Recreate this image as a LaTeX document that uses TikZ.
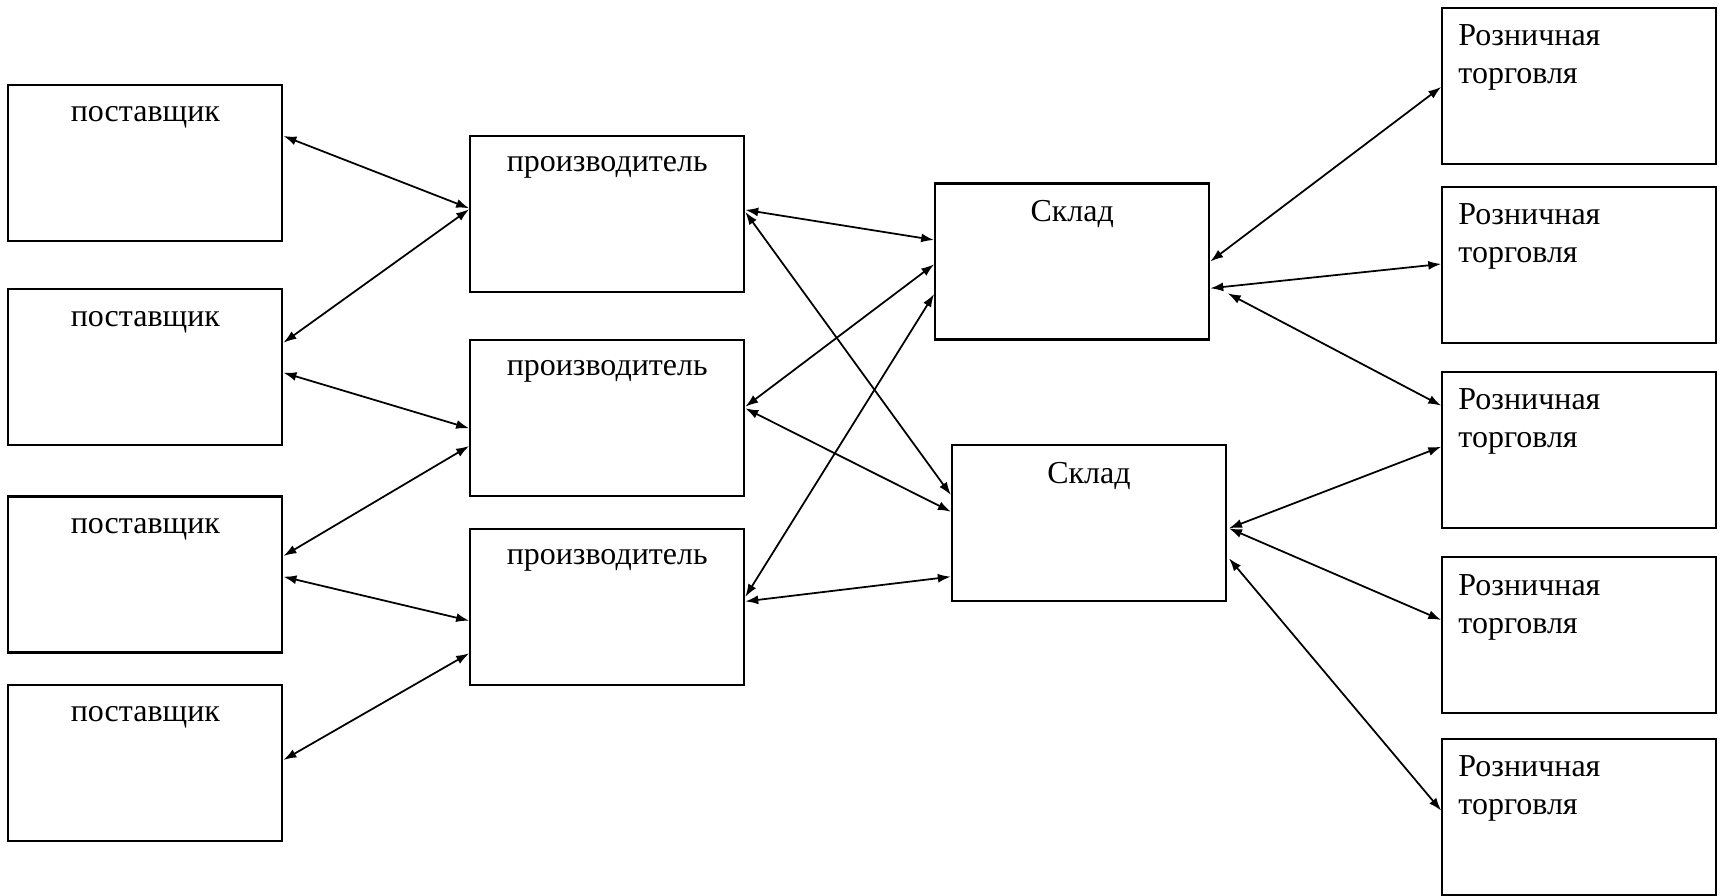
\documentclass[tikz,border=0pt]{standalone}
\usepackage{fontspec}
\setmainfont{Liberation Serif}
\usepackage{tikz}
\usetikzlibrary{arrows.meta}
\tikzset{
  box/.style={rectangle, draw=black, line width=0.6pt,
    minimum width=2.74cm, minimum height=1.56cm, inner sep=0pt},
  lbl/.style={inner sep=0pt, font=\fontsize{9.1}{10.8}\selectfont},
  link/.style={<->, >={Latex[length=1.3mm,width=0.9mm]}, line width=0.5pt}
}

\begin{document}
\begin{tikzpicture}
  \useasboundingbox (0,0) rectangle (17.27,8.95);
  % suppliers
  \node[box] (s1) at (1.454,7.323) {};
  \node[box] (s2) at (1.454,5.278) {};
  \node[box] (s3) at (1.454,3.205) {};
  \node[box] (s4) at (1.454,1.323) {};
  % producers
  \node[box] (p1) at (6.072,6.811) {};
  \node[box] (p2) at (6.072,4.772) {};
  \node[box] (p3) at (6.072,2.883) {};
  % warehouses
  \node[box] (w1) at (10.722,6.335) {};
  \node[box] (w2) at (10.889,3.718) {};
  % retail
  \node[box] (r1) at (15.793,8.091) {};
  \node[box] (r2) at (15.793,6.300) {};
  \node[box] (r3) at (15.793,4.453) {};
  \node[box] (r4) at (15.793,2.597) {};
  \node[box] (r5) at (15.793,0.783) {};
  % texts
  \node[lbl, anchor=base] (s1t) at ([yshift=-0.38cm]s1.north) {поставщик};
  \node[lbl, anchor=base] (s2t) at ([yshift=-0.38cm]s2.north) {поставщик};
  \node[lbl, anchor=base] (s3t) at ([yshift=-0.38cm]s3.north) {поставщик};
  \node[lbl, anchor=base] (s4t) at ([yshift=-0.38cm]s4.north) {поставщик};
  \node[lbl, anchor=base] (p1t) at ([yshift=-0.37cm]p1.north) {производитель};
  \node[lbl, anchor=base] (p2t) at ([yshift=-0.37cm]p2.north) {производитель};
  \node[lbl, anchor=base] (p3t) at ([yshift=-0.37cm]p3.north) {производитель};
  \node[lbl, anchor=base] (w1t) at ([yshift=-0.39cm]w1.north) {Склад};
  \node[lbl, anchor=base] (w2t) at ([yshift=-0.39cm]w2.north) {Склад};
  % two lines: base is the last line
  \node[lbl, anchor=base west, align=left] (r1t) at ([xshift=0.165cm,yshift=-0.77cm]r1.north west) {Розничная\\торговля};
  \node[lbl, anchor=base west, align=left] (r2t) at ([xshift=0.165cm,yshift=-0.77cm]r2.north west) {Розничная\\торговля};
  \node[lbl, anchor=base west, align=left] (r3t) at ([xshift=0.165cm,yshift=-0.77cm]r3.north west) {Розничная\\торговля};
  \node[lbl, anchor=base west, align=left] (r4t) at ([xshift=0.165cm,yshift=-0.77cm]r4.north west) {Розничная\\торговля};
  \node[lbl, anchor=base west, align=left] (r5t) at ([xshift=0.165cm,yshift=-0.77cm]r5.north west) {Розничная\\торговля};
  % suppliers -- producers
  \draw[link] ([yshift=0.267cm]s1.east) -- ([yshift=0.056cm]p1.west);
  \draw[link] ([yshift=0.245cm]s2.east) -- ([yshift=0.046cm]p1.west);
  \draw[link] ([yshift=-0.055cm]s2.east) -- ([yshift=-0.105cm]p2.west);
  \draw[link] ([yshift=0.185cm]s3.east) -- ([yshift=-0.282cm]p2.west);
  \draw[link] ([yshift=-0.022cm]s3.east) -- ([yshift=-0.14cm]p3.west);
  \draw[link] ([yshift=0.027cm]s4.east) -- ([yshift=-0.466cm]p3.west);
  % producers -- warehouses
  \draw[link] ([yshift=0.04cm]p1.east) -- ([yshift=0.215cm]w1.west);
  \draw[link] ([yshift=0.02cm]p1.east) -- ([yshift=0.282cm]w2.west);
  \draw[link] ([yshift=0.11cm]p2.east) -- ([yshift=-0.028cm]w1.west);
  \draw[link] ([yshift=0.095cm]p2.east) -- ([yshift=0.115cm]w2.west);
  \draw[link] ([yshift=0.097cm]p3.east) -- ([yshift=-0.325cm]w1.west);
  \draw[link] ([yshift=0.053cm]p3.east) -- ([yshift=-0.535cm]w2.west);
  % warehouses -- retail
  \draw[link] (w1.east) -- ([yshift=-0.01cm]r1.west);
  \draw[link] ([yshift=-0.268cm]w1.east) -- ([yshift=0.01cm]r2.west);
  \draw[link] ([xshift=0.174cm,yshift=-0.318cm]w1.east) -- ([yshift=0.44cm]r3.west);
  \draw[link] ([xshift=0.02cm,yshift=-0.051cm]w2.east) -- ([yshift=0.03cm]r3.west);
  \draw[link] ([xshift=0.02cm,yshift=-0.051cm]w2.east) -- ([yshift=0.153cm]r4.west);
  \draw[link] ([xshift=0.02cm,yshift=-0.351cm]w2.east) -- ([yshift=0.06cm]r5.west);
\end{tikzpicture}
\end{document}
============
Do this
Copy out the whole listing exactly, and don't carry over any pictures.

Finished exercise
Recreate this image as a LaTeX document that uses TikZ.
\documentclass[tikz,border=0pt]{standalone}
\usepackage{fontspec}
\setmainfont{Liberation Serif}
\usepackage{tikz}
\usetikzlibrary{arrows.meta}
\tikzset{
  box/.style={rectangle, draw=black, line width=0.6pt,
    minimum width=2.74cm, minimum height=1.56cm, inner sep=0pt},
  lbl/.style={inner sep=0pt, font=\fontsize{9.1}{10.8}\selectfont},
  link/.style={<->, >={Latex[length=1.3mm,width=0.9mm]}, line width=0.5pt}
}

\begin{document}
\begin{tikzpicture}
  \useasboundingbox (0,0) rectangle (17.27,8.95);
  % suppliers
  \node[box] (s1) at (1.454,7.323) {};
  \node[box] (s2) at (1.454,5.278) {};
  \node[box] (s3) at (1.454,3.205) {};
  \node[box] (s4) at (1.454,1.323) {};
  % producers
  \node[box] (p1) at (6.072,6.811) {};
  \node[box] (p2) at (6.072,4.772) {};
  \node[box] (p3) at (6.072,2.883) {};
  % warehouses
  \node[box] (w1) at (10.722,6.335) {};
  \node[box] (w2) at (10.889,3.718) {};
  % retail
  \node[box] (r1) at (15.793,8.091) {};
  \node[box] (r2) at (15.793,6.300) {};
  \node[box] (r3) at (15.793,4.453) {};
  \node[box] (r4) at (15.793,2.597) {};
  \node[box] (r5) at (15.793,0.783) {};
  % texts
  \node[lbl, anchor=base] (s1t) at ([yshift=-0.38cm]s1.north) {поставщик};
  \node[lbl, anchor=base] (s2t) at ([yshift=-0.38cm]s2.north) {поставщик};
  \node[lbl, anchor=base] (s3t) at ([yshift=-0.38cm]s3.north) {поставщик};
  \node[lbl, anchor=base] (s4t) at ([yshift=-0.38cm]s4.north) {поставщик};
  \node[lbl, anchor=base] (p1t) at ([yshift=-0.37cm]p1.north) {производитель};
  \node[lbl, anchor=base] (p2t) at ([yshift=-0.37cm]p2.north) {производитель};
  \node[lbl, anchor=base] (p3t) at ([yshift=-0.37cm]p3.north) {производитель};
  \node[lbl, anchor=base] (w1t) at ([yshift=-0.39cm]w1.north) {Склад};
  \node[lbl, anchor=base] (w2t) at ([yshift=-0.39cm]w2.north) {Склад};
  % two lines: base is the last line
  \node[lbl, anchor=base west, align=left] (r1t) at ([xshift=0.165cm,yshift=-0.77cm]r1.north west) {Розничная\\торговля};
  \node[lbl, anchor=base west, align=left] (r2t) at ([xshift=0.165cm,yshift=-0.77cm]r2.north west) {Розничная\\торговля};
  \node[lbl, anchor=base west, align=left] (r3t) at ([xshift=0.165cm,yshift=-0.77cm]r3.north west) {Розничная\\торговля};
  \node[lbl, anchor=base west, align=left] (r4t) at ([xshift=0.165cm,yshift=-0.77cm]r4.north west) {Розничная\\торговля};
  \node[lbl, anchor=base west, align=left] (r5t) at ([xshift=0.165cm,yshift=-0.77cm]r5.north west) {Розничная\\торговля};
  % suppliers -- producers
  \draw[link] ([yshift=0.267cm]s1.east) -- ([yshift=0.056cm]p1.west);
  \draw[link] ([yshift=0.245cm]s2.east) -- ([yshift=0.046cm]p1.west);
  \draw[link] ([yshift=-0.055cm]s2.east) -- ([yshift=-0.105cm]p2.west);
  \draw[link] ([yshift=0.185cm]s3.east) -- ([yshift=-0.282cm]p2.west);
  \draw[link] ([yshift=-0.022cm]s3.east) -- ([yshift=-0.14cm]p3.west);
  \draw[link] ([yshift=0.027cm]s4.east) -- ([yshift=-0.466cm]p3.west);
  % producers -- warehouses
  \draw[link] ([yshift=0.04cm]p1.east) -- ([yshift=0.215cm]w1.west);
  \draw[link] ([yshift=0.02cm]p1.east) -- ([yshift=0.282cm]w2.west);
  \draw[link] ([yshift=0.11cm]p2.east) -- ([yshift=-0.028cm]w1.west);
  \draw[link] ([yshift=0.095cm]p2.east) -- ([yshift=0.115cm]w2.west);
  \draw[link] ([yshift=0.097cm]p3.east) -- ([yshift=-0.325cm]w1.west);
  \draw[link] ([yshift=0.053cm]p3.east) -- ([yshift=-0.535cm]w2.west);
  % warehouses -- retail
  \draw[link] (w1.east) -- ([yshift=-0.01cm]r1.west);
  \draw[link] ([yshift=-0.268cm]w1.east) -- ([yshift=0.01cm]r2.west);
  \draw[link] ([xshift=0.174cm,yshift=-0.318cm]w1.east) -- ([yshift=0.44cm]r3.west);
  \draw[link] ([xshift=0.02cm,yshift=-0.051cm]w2.east) -- ([yshift=0.03cm]r3.west);
  \draw[link] ([xshift=0.02cm,yshift=-0.051cm]w2.east) -- ([yshift=0.153cm]r4.west);
  \draw[link] ([xshift=0.02cm,yshift=-0.351cm]w2.east) -- ([yshift=0.06cm]r5.west);
\end{tikzpicture}
\end{document}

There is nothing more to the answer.